Mais pour Annie Gray, la manière dont la recette est partagée avec le public manque de profondeur: «Ils ont fait ce qui ressemble à une quiche végétarienne, très à la mode, mais il y a du lard dans la pâte. Ils disent que c'est adaptable, mais ils ont omis de proposer une adaptation. J'écris des livres de cuisine et, dans certaines critiques, les gens disent parfois qu'ils ont aimé le livre mais qu'ils auraient aimé que vous donniez plus d'indications, comme sur quelle étagère du four placer leur gâteau. Je pense qu'ils ont largement sous-estimé le désir d'un grand nombre de personnes d'obtenir des instructions très précises et donc manqué de pouvoir s'adresser à un public plus large.»

Alors, à l'aube d'un nouveau couronnement, assiste-t-on aux prémices d'une nouvelle tradition de la famille royale?

Le concept d'une recette officielle du couronnement, qui reflète les engagements du futur souverain ou de la future souveraine, n'a peut-être pas réellement existé jusqu'à présent. Mais après tout, les traditions n'ont pas besoin d'être anciennes pour subsister. De nouvelles traditions voient le jour en permanence, et quoi de mieux lorsqu'elles représentent quelque chose à déguster et à partager? Malgré les nombreuses critiques à l'encontre de la famille royale britannique, sa capacité à se réinventer sans cesse est l'une des raisons pour lesquelles elle existe encore aujourd'hui et parvient à être toujours présente dans la vie quotidienne de ses citoyens.

La recette de la «quiche du couronnement»
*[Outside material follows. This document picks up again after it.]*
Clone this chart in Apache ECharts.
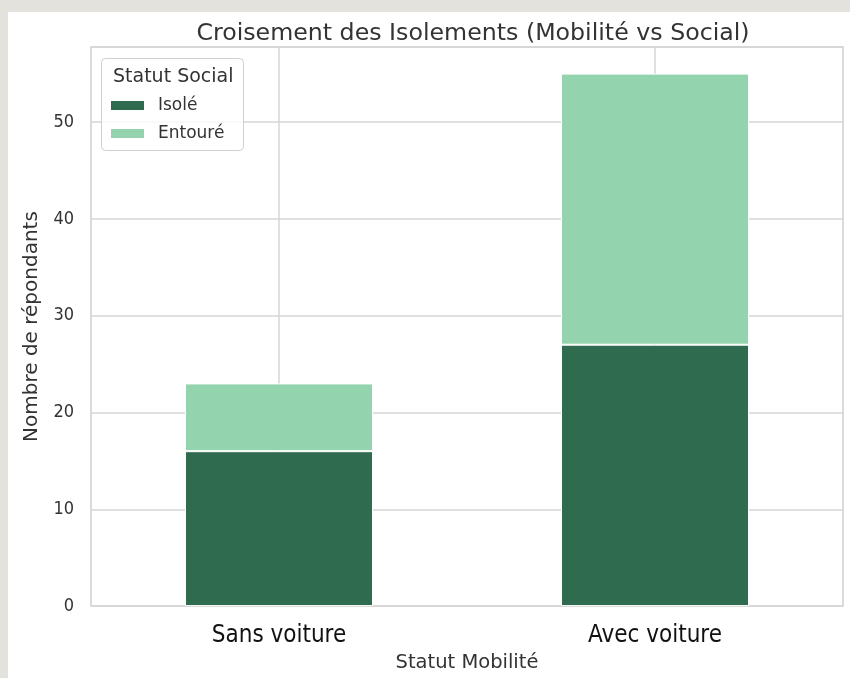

Voici la recette officielle de la Coronation Quiche, créée par le chef Mark Flanagan et la cheffe patissière Lucy Wilson, et partagée sur le site de Buckingham Palace.

Pour six personnes:

Ingrédients

Pour la pâte

  • 125 g de farine ordinaire
  • Une pincée de sel
  • 25 g de beurre froid, coupé en dés
  • 25 g de saindoux
  • 2 cuillères à soupe de lait
    (Ou 1 bloc de 250 g de pâte brisée)

Pour la garniture

  • 125 ml de lait
  • 175 ml de crème
  • 2 œufs moyens
  • 1 cuillère à soupe d'estragon frais haché
  • Sel et poivre
  • 100 g de cheddar râpé
  • 180 g d'épinards cuits, légèrement hachés
  • 60 g de fèves ou de haricots de soja cuits

Préparation

  1. Pour préparer la pâte…
    1. Tamiser la farine et le sel dans un bol; ajouter les matières grasses et frotter le mélange du bout des doigts jusqu'à l'obtention d'une texture sableuse, semblable à de la mie de pain.
    2. Ajouter le lait petit à petit et rassembler les ingrédients en une pâte.
    3. Couvrir et laisser reposer au réfrigérateur pendant 30 à 45 minutes.
    4. Fariner légèrement le plan de travail et étaler la pâte en un cercle un peu plus grand que le dessus du moule et d'une épaisseur d'environ 5 mm.
  2. Recouvrir le moule avec la pâte, en veillant à ce qu'il n'y ait pas de trous, sinon le mélange pourrait s'écouler. Couvrir et laisser reposer pendant 30 minutes au réfrigérateur.
  3. Préchauffer le four à 190°C.
  4. Recouvrir la pâte de papier sulfurisé, ajouter des haricots de cuisson et cuire à l'aveugle pendant 15 minutes, avant d'enlever le papier sulfurisé et les haricots de cuisson.
  5. Réduire la température du four à 160°C.
  6. Battre ensemble le lait, la crème, les œufs, les herbes et l'assaisonnement.
  7. Répartir la moitié du fromage râpé dans la base cuite, recouvrir avec les épinards hachés, les haricots et les herbes, puis verser le mélange liquide.
  8. Si nécessaire, remuer délicatement le mélange pour s'assurer que la garniture est uniformément répartie, mais veiller à ne pas endommager la pâte.
  9. Saupoudrer le reste du fromage. Enfourner et cuire pendant 20 à 25 minutes jusqu'à ce que la pâte soit prise et légèrement dorée.